## BEGIN Provided material

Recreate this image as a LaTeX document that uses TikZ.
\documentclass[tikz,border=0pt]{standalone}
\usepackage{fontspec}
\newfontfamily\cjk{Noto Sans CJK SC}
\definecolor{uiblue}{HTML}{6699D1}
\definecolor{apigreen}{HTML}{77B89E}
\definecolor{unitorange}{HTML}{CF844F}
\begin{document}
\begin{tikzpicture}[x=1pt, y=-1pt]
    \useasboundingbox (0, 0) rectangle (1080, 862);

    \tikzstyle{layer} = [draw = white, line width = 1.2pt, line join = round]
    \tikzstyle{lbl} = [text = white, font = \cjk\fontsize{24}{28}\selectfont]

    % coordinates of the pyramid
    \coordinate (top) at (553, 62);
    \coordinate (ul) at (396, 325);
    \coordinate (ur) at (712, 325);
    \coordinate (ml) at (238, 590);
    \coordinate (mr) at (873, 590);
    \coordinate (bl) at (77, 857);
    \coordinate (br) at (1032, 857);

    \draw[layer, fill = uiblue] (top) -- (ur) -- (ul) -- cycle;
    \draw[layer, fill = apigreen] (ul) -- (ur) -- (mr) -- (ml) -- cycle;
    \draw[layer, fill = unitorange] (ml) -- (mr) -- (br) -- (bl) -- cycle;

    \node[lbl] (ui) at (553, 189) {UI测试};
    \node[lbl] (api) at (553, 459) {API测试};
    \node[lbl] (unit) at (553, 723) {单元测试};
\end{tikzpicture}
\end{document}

## END Provided material

Exercise description: Write the data from above out again, exactly.

Solution to this problem:
Recreate this image as a LaTeX document that uses TikZ.
\documentclass[tikz,border=0pt]{standalone}
\usepackage{fontspec}
\newfontfamily\cjk{Noto Sans CJK SC}
\definecolor{uiblue}{HTML}{6699D1}
\definecolor{apigreen}{HTML}{77B89E}
\definecolor{unitorange}{HTML}{CF844F}
\begin{document}
\begin{tikzpicture}[x=1pt, y=-1pt]
    \useasboundingbox (0, 0) rectangle (1080, 862);

    \tikzstyle{layer} = [draw = white, line width = 1.2pt, line join = round]
    \tikzstyle{lbl} = [text = white, font = \cjk\fontsize{24}{28}\selectfont]

    % coordinates of the pyramid
    \coordinate (top) at (553, 62);
    \coordinate (ul) at (396, 325);
    \coordinate (ur) at (712, 325);
    \coordinate (ml) at (238, 590);
    \coordinate (mr) at (873, 590);
    \coordinate (bl) at (77, 857);
    \coordinate (br) at (1032, 857);

    \draw[layer, fill = uiblue] (top) -- (ur) -- (ul) -- cycle;
    \draw[layer, fill = apigreen] (ul) -- (ur) -- (mr) -- (ml) -- cycle;
    \draw[layer, fill = unitorange] (ml) -- (mr) -- (br) -- (bl) -- cycle;

    \node[lbl] (ui) at (553, 189) {UI测试};
    \node[lbl] (api) at (553, 459) {API测试};
    \node[lbl] (unit) at (553, 723) {单元测试};
\end{tikzpicture}
\end{document}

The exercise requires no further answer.